Opening Keynote Speaker — Geoffrey Canada
Wednesday, May 16, 2017
Geoffrey Canada, author and Children's Advocate, founder of the Harlem Children’s Zone (HCZ), which The New York Times magazine called “one of the most ambitious social experiments of our time.” In October 2005, Canada was named one of “America’s Best Leaders” by US News and World Report. In 2014, he announced his retirement at the end of the school year, ensuring that he will continue to remain a passionate advocate for education and poverty issues.

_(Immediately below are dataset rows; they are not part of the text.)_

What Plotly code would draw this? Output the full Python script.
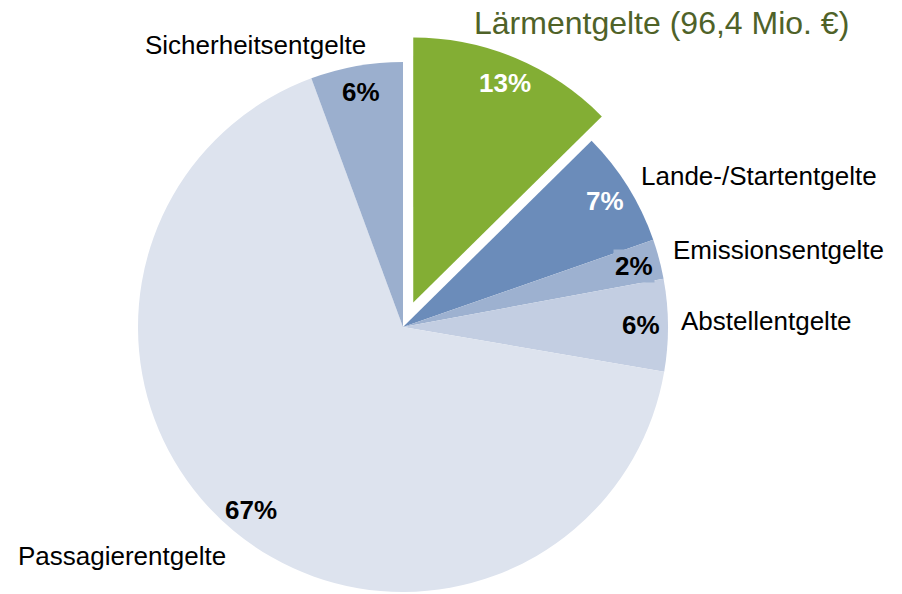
import math
import plotly.graph_objects as go

# Data (Mio. €; Lärmentgelte given as 96,4)
categories = ["Lärmentgelte", "Lande-/Startentgelte", "Emissionsentgelte",
              "Abstellentgelte", "Passagierentgelte", "Sicherheitsentgelte"]
values = [96.4, 54.0, 18.5, 43.0, 510.0, 43.0]
colors = ["#83AE34", "#6B8CBA", "#9DB1D0", "#C3CEE2", "#DDE3EE", "#9BAFCE"]
pct_text_colors = ["white", "white", "black", "black", "black", "black"]
title_text = "Lärmentgelte (96,4 Mio. €)"

W, H = 902, 594
CX, CY, R = 403, 327, 265
PULL = 0.1
FONT = "Liberation Sans, Arial, sans-serif"

total = sum(values)
fracs = [v / total for v in values]
cum = [sum(fracs[:i]) for i in range(len(fracs))]
mids = [(cum[i] + fracs[i] / 2) * 2 * math.pi for i in range(len(fracs))]


def dom(cx, cy, r):
    return dict(x=[(cx - r) / W, (cx + r) / W], y=[1 - (cy + r) / H, 1 - (cy - r) / H])


# pull offset for the first slice (Lärmentgelte)
d = PULL * R
pdx = d * math.sin(mids[0])
pdy = -d * math.cos(mids[0])

base_colors = ["rgba(0,0,0,0)"] + colors[1:]
pulled_colors = [colors[0]] + ["rgba(0,0,0,0)"] * (len(colors) - 1)

fig = go.Figure()
fig.add_trace(go.Pie(labels=categories, values=values, sort=False, direction="clockwise",
                     rotation=0, textinfo="none", marker=dict(colors=base_colors, line=dict(width=0)),
                     domain=dom(CX, CY, R), showlegend=False, hoverinfo="label+percent"))
fig.add_trace(go.Pie(labels=categories, values=values, sort=False, direction="clockwise",
                     rotation=0, textinfo="none", marker=dict(colors=pulled_colors, line=dict(width=0)),
                     domain=dom(CX + pdx, CY + pdy, R), showlegend=False, hoverinfo="label+percent"))

annotations = []
# percentage labels at ~0.9 radius
for i, f in enumerate(fracs):
    rr = 0.9 * R
    ox, oy = (pdx, pdy) if i == 0 else (0, 0)
    px = CX + ox + rr * math.sin(mids[i])
    py = CY + oy - rr * math.cos(mids[i])
    a = dict(x=px / W, y=1 - py / H, xref="paper", yref="paper", showarrow=False,
             xanchor="center", yanchor="middle",
             text="<b>%d%%</b>" % round(f * 100),
             font=dict(family=FONT, size=26, color=pct_text_colors[i]))
    if i == 2:
        a.update(bgcolor=colors[2], borderpad=1)
    annotations.append(a)

# category labels
label_pos = {
    "Lande-/Startentgelte": (759, 176),
    "Emissionsentgelte": (778, 250),
    "Abstellentgelte": (766, 321),
    "Passagierentgelte": (122, 556),
    "Sicherheitsentgelte": (255, 45),
}
for name, (lx, ly) in label_pos.items():
    annotations.append(dict(x=lx / W, y=1 - ly / H, xref="paper", yref="paper", showarrow=False,
                            xanchor="center", yanchor="middle",
                            text=name, font=dict(family=FONT, size=26, color="black")))
annotations.append(dict(x=661 / W, y=1 - 23 / H, xref="paper", yref="paper", showarrow=False,
                        xanchor="center", yanchor="middle",
                        text=title_text, font=dict(family=FONT, size=32, color="#4F6228")))

fig.update_layout(width=W, height=H, margin=dict(l=0, r=0, t=0, b=0),
                  paper_bgcolor="white", plot_bgcolor="white", annotations=annotations)

fig.write_html("out.html", post_script="document.body.style.margin='0px';",
               config={"displayModeBar": False})
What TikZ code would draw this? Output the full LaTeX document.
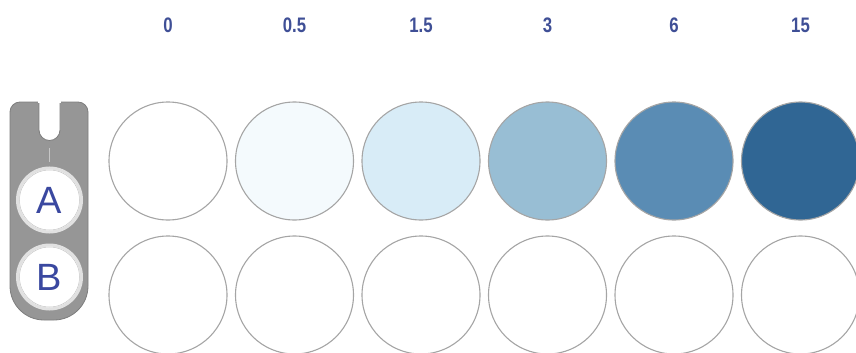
\documentclass[tikz,border=0pt]{standalone}
\usepackage{fontspec}
\usepackage{xcolor}
\usepackage{tikz}
\usetikzlibrary{calc,positioning}
\newfontfamily\doseFont[FakeStretch=0.8]{Liberation Sans}
\newfontfamily\rowFont{Liberation Sans}
\definecolor{doseBlue}{RGB}{63,79,150}
\definecolor{rowBlue}{RGB}{58,72,160}
\definecolor{wellEdge}{RGB}{165,165,165}
\definecolor{holderGray}{RGB}{150,150,150}
\definecolor{holderEdge}{RGB}{125,125,125}
\definecolor{ringGray}{RGB}{225,225,225}
\definecolor{wellZero}{RGB}{255,255,255}
\definecolor{wellHalf}{RGB}{244,250,253}
\definecolor{wellOneHalf}{RGB}{216,236,247}
\definecolor{wellThree}{RGB}{152,190,212}
\definecolor{wellSix}{RGB}{90,140,180}
\definecolor{wellFifteen}{RGB}{48,102,148}

\begin{document}
\begin{tikzpicture}[x=1pt,y=-1pt,
    well/.style={circle, draw=wellEdge, line width=1.1pt, minimum size=118pt, inner sep=0pt},
    dose/.style={text=doseBlue, font=\doseFont\bfseries\fontsize{21}{21}\selectfont},
    rowbtn/.style={circle, draw=ringGray, line width=3pt, fill=white, minimum size=64pt, inner sep=0pt,
        text=rowBlue, font=\rowFont\fontsize{38}{38}\selectfont}]
    \useasboundingbox (0,0) rectangle (856,353);
    % holder with slot
    \fill[holderGray, draw=holderEdge, line width=0.8pt]
        [rounded corners=10pt] (49,102) -- (10,102) -- (10,250)
        [rounded corners=34pt] -- (10,320) -- (88,320)
        [rounded corners=10pt] -- (88,102) -- cycle;
    \fill[white, draw=holderEdge, line width=0.8pt]
        (39,100) -- (39,130) arc[start angle=180, end angle=0, radius=10.5] -- (60,100);
    \fill[white] (38,99) rectangle (61,102.6);
    \draw[gray!45, line width=0.8pt] (49.5,148) -- (49.5,162);
    \node[rowbtn] (rowA) at (49.5,200) {A};
    \node[rowbtn] (rowB) at (49.5,277) {B};
    \draw[gray!45, line width=0.5pt] (rowA) circle (30pt);
    \draw[gray!45, line width=0.5pt] (rowB) circle (30pt);
    % doses
    \node[dose] (d1) at (168,25) {0};
    \node[dose] (d2) at (294.5,25) {0.5};
    \node[dose] (d3) at (421,25) {1.5};
    \node[dose] (d4) at (547.5,25) {3};
    \node[dose] (d5) at (674,25) {6};
    \node[dose] (d6) at (800.5,25) {15};
    % row A
    \node[well, fill=wellZero] (a1) at (168,161) {};
    \node[well, fill=wellHalf] (a2) at (294.5,161) {};
    \node[well, fill=wellOneHalf] (a3) at (421,161) {};
    \node[well, fill=wellThree] (a4) at (547.5,161) {};
    \node[well, fill=wellSix] (a5) at (674,161) {};
    \node[well, fill=wellFifteen] (a6) at (800.5,161) {};
    % row B
    \node[well, fill=white] (b1) at (168,295) {};
    \node[well, fill=white] (b2) at (294.5,295) {};
    \node[well, fill=white] (b3) at (421,295) {};
    \node[well, fill=white] (b4) at (547.5,295) {};
    \node[well, fill=white] (b5) at (674,295) {};
    \node[well, fill=white] (b6) at (800.5,295) {};
\end{tikzpicture}
\end{document}
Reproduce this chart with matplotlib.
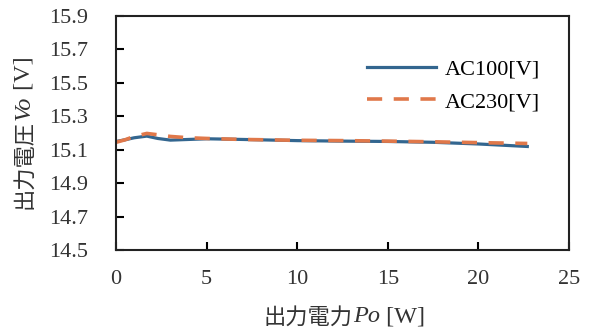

Luncheon Keynote Speaker — Pedro Noguera
Thursday, May 17, 2017
Pedro Noguera is the Distinguished Professor of Education at the Graduate School of Education and Information Studies at UCLA. His research focuses on the ways in which schools are influenced by social and economic conditions, as well as by demographic trends in local, regional and global contexts. He is the author of eleven books and over 200 articles and monographs. He serves on the boards of numerous national and local organizations and appears as a regular commentator on educational issues on CNN, MSNBC, National Public Radio, and other national news outlets. Prior to joining the faculty at UCLA he served as a tenured professor and holder of endowed chairs at New York University (2003 – 2015) Harvard University (2000 – 2003) and the University of California, Berkeley (1990 – 2000). From 2009 – 2012 he served as a Trustee for the State University of New York (SUNY) as an appointee of the Governor. In 2014 he was elected to the National Academy of Education. Noguera recently received awards from the Center for the Advanced Study of the Behavioral Sciences, from the National Association of Secondary Principals, and from the McSilver Institute at NYU for his research and advocacy efforts aimed at fighting poverty.
Closing Keynote Speaker - James Heckman
Friday, May 18, 2017
James J. Heckman is the Henry Shultz Distinguished Service Professor of Economics and Public Policy and Director of the Center for the Economics of Human Development at the University of Chicago. He has devoted his professional life to understanding the origins of major social and economic questions related to inequality, social mobility, discrimination, and the formation of skills and regulation in labor markets, as well as to devising and applying economically interpretable empirical strategies for understanding and addressing these questions. Heckman has published over 300 articles and 9 books on these topics. Heckman is the recipient of the Nobel Prize in Economics, the John Bates Clark Medal, the Jacob Mincer Award, the Dennis Aigner Award, the Ulysses Medal, the Theodore W. Schultz Award, the Gold Medal of the President of the Italian Republic, the Frisch Medal, the Dan David Prize, and is a Distinguished Fellow of the American Economic Association.